General

This is the description of the environment SCChart, its inherent hierarchy and the handling of error messages.
The environment is simulated based on the behavior of each train moving along the same railway, which is modeled using parallel SCChart regions. Except for some error cases described below, there is not much interaction between the separate trains. The environment was divided into a hierarchy, where the main SCChart, called environment, implements some variable bindings and checks misbehavior and errors. Also 11 parallel regions are modeled, each of them containing a copy of the train SCChart. The train SCChart again implements some error checking and bindings. Furthermore it imports the wagon SCChart twice, modeling front and rear wagons respectively. The wagon SCChart is the biggest model. Beside the usual error checking it implements the entire track layout and simulates the movements of one wagon on the track system according to the given inputs from the interface.

Wagon SCChart

Although this chart is the bottom most in the environment hierarchy, it is also the core and implements the entire movement of a single wagon along the tracks. For easier understanding of the functionality, it is also split into multiple steps, each handling a specific part and case.

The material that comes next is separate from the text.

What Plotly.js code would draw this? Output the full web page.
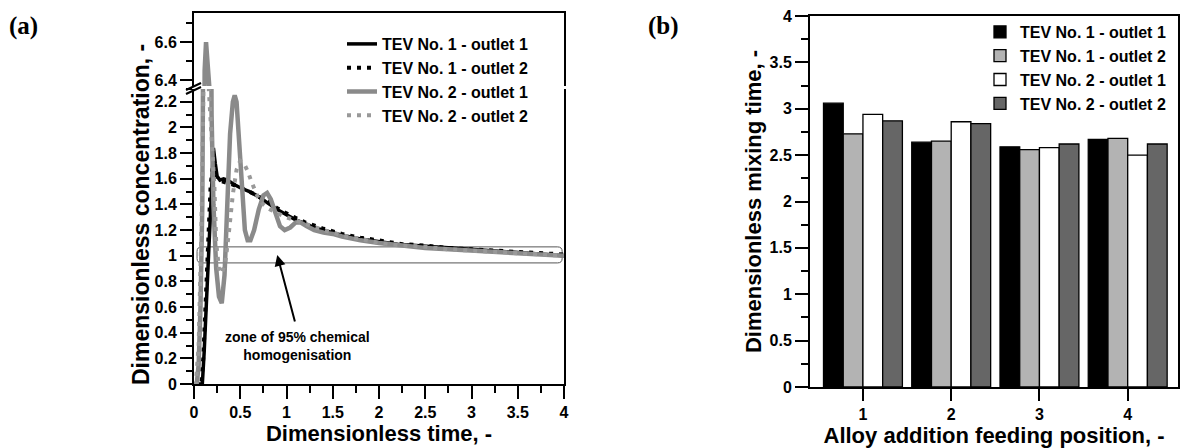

The exact position of each wagon is tracked by three variables: track holds the track of the wagon (e.g. 25 standing for KH_ST_1, 39 standing for OC_LN_5, 32 standing for KIO_LN_1 etc. as described in the interface), pos is telling the position of the wagon on the track in mm, starting from the beginning of the track in its main travelling direction. A bit more complicated is the variable branch. It saves the position on a track with branches. Here the value stands for the track this branch is leading to (eg. the branch KH_LN_4 on the track KH_LN_2 is the branch that should be taken on the Kicking Horse Pass for every train driving forwards through it). Pieces of such tracks, that do not lead to another track are numbered with -1 as the main track piece and -2, -3 and -4 for further pieces not leading directly to another track. The values -2 to -4 only appear in the three stations, -2 being the short piece between points 1 and 2, -3 the one between points 2 and 3 and -4 being the last one between points 3 and 4 on KH_ST_0. This can represent every possible position a train can have on the railway.
An example:
track = 40, position = 10, branch = 32 represents a wagon standing on OC_ST_0 (track = 40), standing on the piece coming from the KIO_LN_1 (branch = 32) between the transition of the tracks and the diamond point with the numbers 27 and 28. On that piece it stands just 10mm in front of the beginning of the track (position = 10).

The wagon SCChart updates the pos value based on the power given to its track and updates the track. The pos and branch values are updated according to the track length and point position values for each possible case. If a contact position is crossed, a signal as defined in the interface will be forwarded.

Another big section of this SCChart is part of the error handling. Some errors can be checked at this level already. For instance a wagon crossing a point from two branches to one, with the point being branched to the incorrect branch. This deficient point state and some other errors are documented in the interface page under errors.

Train SCChart

This SCChart contains two references to the wagon chart representing the front and rear wagon of a train and thus defining the whole area a train will stretch over. Those two wagons are also the only ones with magnets activating the contacts, which is why they are the only ones modeled. This is a relatively lightweight implementation to track an entire train and all its interactions with the interface. 

Further error checking that is available at the level of the train is checked here. If a point that the train is occupying is branched while the train is standing on top of it, an error is thrown. Likewise if the train has different power levels on two tracks it is positioned on, another error occurs. Details can be found in the error interface again.

Environment SCChart

This is the main chart to be executed when simulating the railway environment. It imports the train SCChart 11 times for the up to 11 trains that can drive on the railway simultaneously. Next to that the behavior of the railway crossing and collision error checking between trains is implemented here. Every other lamp, signal and similar values are also added just like mentioned in the interface and are forwarded from the input to an own output.

The trains' positions get set up here, as explained in the next section.

Usage

The project can be built the standard way by building it with KIELER, resulting in an executable Sim_environment. The simulation is best viewed using the railway visualization, which is described on its own page.

To use the environment, train_setup has to be set before the initial tick. This variable determines which trains are used and where they stand initially (see also the Interface). Trains should only start on the tracks 8 to 10, 25 to 29 and 41 to 43 (IC, OC and KH stations) with negative values -25 to -29 standing for trains starting on the Kicking Horse station in reverse direction. Trains that should not be modeled should have their train_setup set to 0. The inputs track_speeds and points should then be set according to the desired movement of the trains. Testing a program with the environment first is safer, as errors and collisions are easily visible when viewing the error outputs or the visualization. Besides, it is far less costly when something badly programmed interacts with the modeled railway.

To get the environment executed in sync with the controller from this project, the file EnvCont.kisim or EnvCont_Linux.kisim has to be launched inside KIELER after both the environment and controller project have been imported and built successfully.